[Given material]
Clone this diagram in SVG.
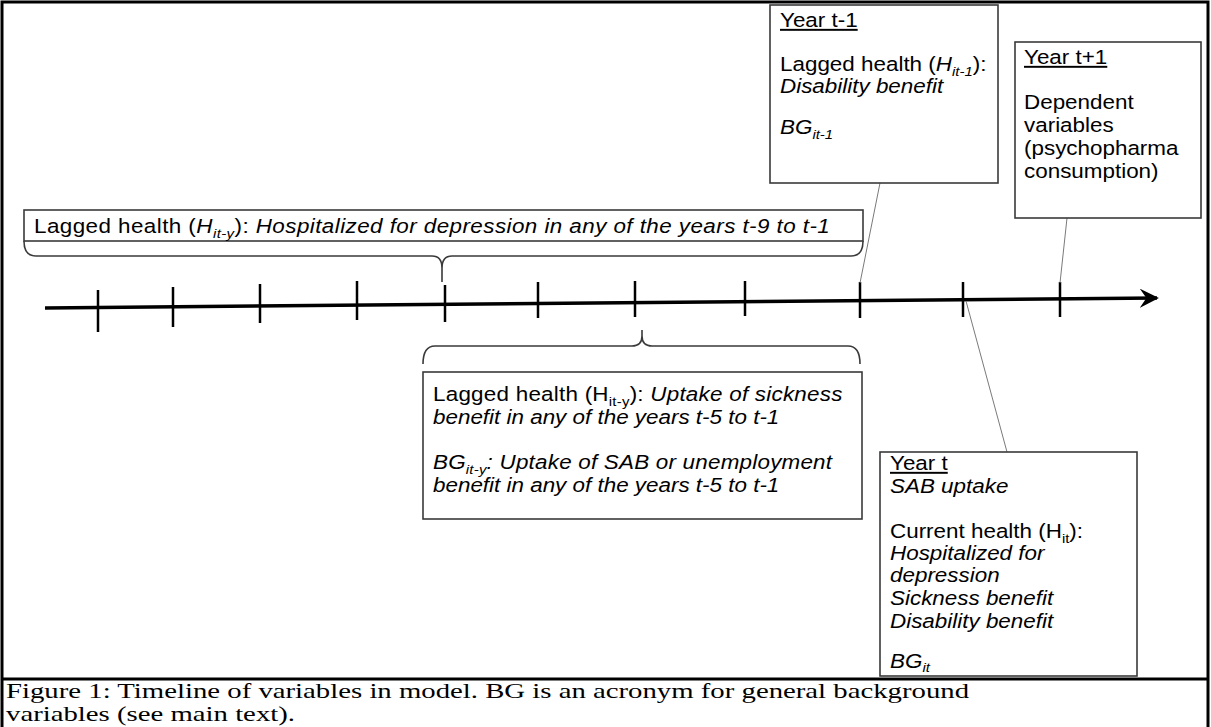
<svg xmlns="http://www.w3.org/2000/svg" width="1211" height="727" viewBox="0 0 1211 727">
<defs>
<style>
.t{font-family:"Liberation Sans",Arial,sans-serif;font-size:19.5px;fill:#000}
.i{font-style:italic}
.s{font-size:13px}
.box{fill:#fff;stroke:#3a3a3a;stroke-width:1.6}
.br{fill:none;stroke:#3a3a3a;stroke-width:1.6}
.cn{fill:none;stroke:#7a7a7a;stroke-width:1}
.cap{font-family:"Liberation Serif","Times New Roman",serif;font-size:21px;fill:#000}
</style>
<marker id="ah" viewBox="0 0 10 10" refX="9" refY="5" markerWidth="5.5" markerHeight="5.5" orient="auto" markerUnits="strokeWidth">
<path d="M0,0 L10,5 L0,10 L3.5,5 Z" fill="#000"/>
</marker>
</defs>
<rect x="0" y="0" width="1211" height="727" fill="#fff"/>
<g id="frame">
<rect x="2" y="2" width="1206" height="740" fill="none" stroke="#000" stroke-width="3"/>
<line x1="2" y1="679" x2="1208" y2="679" stroke="#000" stroke-width="3"/>
</g>
<g id="timeline">
<line x1="45" y1="308" x2="1157" y2="298" stroke="#000" stroke-width="3.5" marker-end="url(#ah)"/>
<g stroke="#000" stroke-width="2.5">
<line x1="98" y1="290" x2="98" y2="332"/>
<line x1="173" y1="287" x2="173" y2="327"/>
<line x1="260" y1="284" x2="260" y2="323"/>
<line x1="357" y1="281" x2="357" y2="320"/>
<line x1="445" y1="285" x2="445" y2="322"/>
<line x1="538" y1="282" x2="538" y2="318"/>
<line x1="635" y1="281" x2="635" y2="317"/>
<line x1="745" y1="281" x2="745" y2="316"/>
<line x1="860" y1="282" x2="860" y2="318"/>
<line x1="963" y1="282" x2="963" y2="317"/>
<line x1="1060" y1="282" x2="1060" y2="317"/>
</g>
</g>
<g id="connectors">
<line class="cn" x1="880" y1="183" x2="860" y2="283"/>
<line class="cn" x1="1067" y1="218" x2="1060" y2="283"/>
<line class="cn" x1="966" y1="301" x2="1007" y2="452"/>
<path class="br" d="M24,241 Q24,256 36,256 L432,256 Q442,256 442,268 L442,282 M442,268 Q442,256 452,256 L851,256 Q863,256 863,241"/>
<path class="br" d="M423,364 Q423,346 435,346 L632,346 Q642,346 642,336 L642,330 M642,336 Q642,346 652,346 L848,346 Q860,346 860,364"/>
</g>
<g id="box-long">
<rect class="box" x="24" y="210" width="839" height="31"/>
<g transform="translate(34,0) scale(1.15,1)">
<text class="t" x="0" y="233" textLength="692" lengthAdjust="spacing">Lagged health (<tspan class="i">H</tspan><tspan class="i s" dy="5">it-y</tspan><tspan dy="-5">): </tspan><tspan class="i">Hospitalized for depression in any of the years t-9 to t-1</tspan></text>
</g>
</g>
<g id="box-year-t-1">
<rect class="box" x="770" y="5" width="228" height="178"/>
<g transform="translate(780,0) scale(1.15,1)">
<text class="t" x="0" y="27" text-decoration="underline">Year  t-1</text>
<text class="t" x="0" y="71">Lagged health (<tspan class="i">H</tspan><tspan class="i s" dy="5">it-1</tspan><tspan dy="-5">):</tspan></text>
<text class="t i" x="0" y="93">Disability benefit</text>
<text class="t i" x="0" y="134">BG<tspan class="s" dy="5">it-1</tspan></text>
</g>
</g>
<g id="box-year-t+1">
<rect class="box" x="1015" y="42" width="186" height="176"/>
<g transform="translate(1024,0) scale(1.15,1)">
<text class="t" x="0" y="64" text-decoration="underline">Year  t+1</text>
<text class="t" x="0" y="109">Dependent</text>
<text class="t" x="0" y="132">variables</text>
<text class="t" x="0" y="155">(psychopharma</text>
<text class="t" x="0" y="178">consumption)</text>
</g>
</g>
<g id="box-lower">
<rect class="box" x="423" y="372" width="439" height="147"/>
<g transform="translate(433,0) scale(1.15,1)">
<text class="t" x="0" y="401" textLength="356" lengthAdjust="spacing">Lagged health (H<tspan class="s" dy="5">it-y</tspan><tspan dy="-5">): </tspan><tspan class="i">Uptake of sickness</tspan></text>
<text class="t i" x="0" y="424">benefit in any of the years t-5 to t-1</text>
<text class="t i" x="0" y="469" textLength="347" lengthAdjust="spacing">BG<tspan class="s" dy="5">it-y</tspan><tspan dy="-5">: Uptake of SAB or unemployment</tspan></text>
<text class="t i" x="0" y="492">benefit in any of the years t-5 to t-1</text>
</g>
</g>
<g id="box-year-t">
<rect class="box" x="880" y="452" width="257" height="224"/>
<g transform="translate(890,0) scale(1.15,1)">
<text class="t" x="0" y="470" text-decoration="underline">Year  t</text>
<text class="t i" x="0" y="493">SAB uptake</text>
<text class="t" x="0" y="538">Current health (H<tspan class="s" dy="5">it</tspan><tspan dy="-5">):</tspan></text>
<text class="t i" x="0" y="560">Hospitalized  for</text>
<text class="t i" x="0" y="582">depression</text>
<text class="t i" x="0" y="605">Sickness benefit</text>
<text class="t i" x="0" y="628">Disability benefit</text>
<text class="t i" x="0" y="668">BG<tspan class="s" dy="4">it</tspan></text>
</g>
</g>
<g id="caption">
<g transform="translate(6,0) scale(1.37,1)">
<text class="cap" x="0" y="698">Figure 1: Timeline of variables in model. BG is an acronym for general background</text>
<text class="cap" x="0" y="721">variables (see main text).</text>
</g>
</g>
</svg>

[Exercise prompt]
Except for the pictures, copy the material above exactly.

[Complete response]
Clone this diagram in SVG.
<svg xmlns="http://www.w3.org/2000/svg" width="1211" height="727" viewBox="0 0 1211 727">
<defs>
<style>
.t{font-family:"Liberation Sans",Arial,sans-serif;font-size:19.5px;fill:#000}
.i{font-style:italic}
.s{font-size:13px}
.box{fill:#fff;stroke:#3a3a3a;stroke-width:1.6}
.br{fill:none;stroke:#3a3a3a;stroke-width:1.6}
.cn{fill:none;stroke:#7a7a7a;stroke-width:1}
.cap{font-family:"Liberation Serif","Times New Roman",serif;font-size:21px;fill:#000}
</style>
<marker id="ah" viewBox="0 0 10 10" refX="9" refY="5" markerWidth="5.5" markerHeight="5.5" orient="auto" markerUnits="strokeWidth">
<path d="M0,0 L10,5 L0,10 L3.5,5 Z" fill="#000"/>
</marker>
</defs>
<rect x="0" y="0" width="1211" height="727" fill="#fff"/>
<g id="frame">
<rect x="2" y="2" width="1206" height="740" fill="none" stroke="#000" stroke-width="3"/>
<line x1="2" y1="679" x2="1208" y2="679" stroke="#000" stroke-width="3"/>
</g>
<g id="timeline">
<line x1="45" y1="308" x2="1157" y2="298" stroke="#000" stroke-width="3.5" marker-end="url(#ah)"/>
<g stroke="#000" stroke-width="2.5">
<line x1="98" y1="290" x2="98" y2="332"/>
<line x1="173" y1="287" x2="173" y2="327"/>
<line x1="260" y1="284" x2="260" y2="323"/>
<line x1="357" y1="281" x2="357" y2="320"/>
<line x1="445" y1="285" x2="445" y2="322"/>
<line x1="538" y1="282" x2="538" y2="318"/>
<line x1="635" y1="281" x2="635" y2="317"/>
<line x1="745" y1="281" x2="745" y2="316"/>
<line x1="860" y1="282" x2="860" y2="318"/>
<line x1="963" y1="282" x2="963" y2="317"/>
<line x1="1060" y1="282" x2="1060" y2="317"/>
</g>
</g>
<g id="connectors">
<line class="cn" x1="880" y1="183" x2="860" y2="283"/>
<line class="cn" x1="1067" y1="218" x2="1060" y2="283"/>
<line class="cn" x1="966" y1="301" x2="1007" y2="452"/>
<path class="br" d="M24,241 Q24,256 36,256 L432,256 Q442,256 442,268 L442,282 M442,268 Q442,256 452,256 L851,256 Q863,256 863,241"/>
<path class="br" d="M423,364 Q423,346 435,346 L632,346 Q642,346 642,336 L642,330 M642,336 Q642,346 652,346 L848,346 Q860,346 860,364"/>
</g>
<g id="box-long">
<rect class="box" x="24" y="210" width="839" height="31"/>
<g transform="translate(34,0) scale(1.15,1)">
<text class="t" x="0" y="233" textLength="692" lengthAdjust="spacing">Lagged health (<tspan class="i">H</tspan><tspan class="i s" dy="5">it-y</tspan><tspan dy="-5">): </tspan><tspan class="i">Hospitalized for depression in any of the years t-9 to t-1</tspan></text>
</g>
</g>
<g id="box-year-t-1">
<rect class="box" x="770" y="5" width="228" height="178"/>
<g transform="translate(780,0) scale(1.15,1)">
<text class="t" x="0" y="27" text-decoration="underline">Year  t-1</text>
<text class="t" x="0" y="71">Lagged health (<tspan class="i">H</tspan><tspan class="i s" dy="5">it-1</tspan><tspan dy="-5">):</tspan></text>
<text class="t i" x="0" y="93">Disability benefit</text>
<text class="t i" x="0" y="134">BG<tspan class="s" dy="5">it-1</tspan></text>
</g>
</g>
<g id="box-year-t+1">
<rect class="box" x="1015" y="42" width="186" height="176"/>
<g transform="translate(1024,0) scale(1.15,1)">
<text class="t" x="0" y="64" text-decoration="underline">Year  t+1</text>
<text class="t" x="0" y="109">Dependent</text>
<text class="t" x="0" y="132">variables</text>
<text class="t" x="0" y="155">(psychopharma</text>
<text class="t" x="0" y="178">consumption)</text>
</g>
</g>
<g id="box-lower">
<rect class="box" x="423" y="372" width="439" height="147"/>
<g transform="translate(433,0) scale(1.15,1)">
<text class="t" x="0" y="401" textLength="356" lengthAdjust="spacing">Lagged health (H<tspan class="s" dy="5">it-y</tspan><tspan dy="-5">): </tspan><tspan class="i">Uptake of sickness</tspan></text>
<text class="t i" x="0" y="424">benefit in any of the years t-5 to t-1</text>
<text class="t i" x="0" y="469" textLength="347" lengthAdjust="spacing">BG<tspan class="s" dy="5">it-y</tspan><tspan dy="-5">: Uptake of SAB or unemployment</tspan></text>
<text class="t i" x="0" y="492">benefit in any of the years t-5 to t-1</text>
</g>
</g>
<g id="box-year-t">
<rect class="box" x="880" y="452" width="257" height="224"/>
<g transform="translate(890,0) scale(1.15,1)">
<text class="t" x="0" y="470" text-decoration="underline">Year  t</text>
<text class="t i" x="0" y="493">SAB uptake</text>
<text class="t" x="0" y="538">Current health (H<tspan class="s" dy="5">it</tspan><tspan dy="-5">):</tspan></text>
<text class="t i" x="0" y="560">Hospitalized  for</text>
<text class="t i" x="0" y="582">depression</text>
<text class="t i" x="0" y="605">Sickness benefit</text>
<text class="t i" x="0" y="628">Disability benefit</text>
<text class="t i" x="0" y="668">BG<tspan class="s" dy="4">it</tspan></text>
</g>
</g>
<g id="caption">
<g transform="translate(6,0) scale(1.37,1)">
<text class="cap" x="0" y="698">Figure 1: Timeline of variables in model. BG is an acronym for general background</text>
<text class="cap" x="0" y="721">variables (see main text).</text>
</g>
</g>
</svg>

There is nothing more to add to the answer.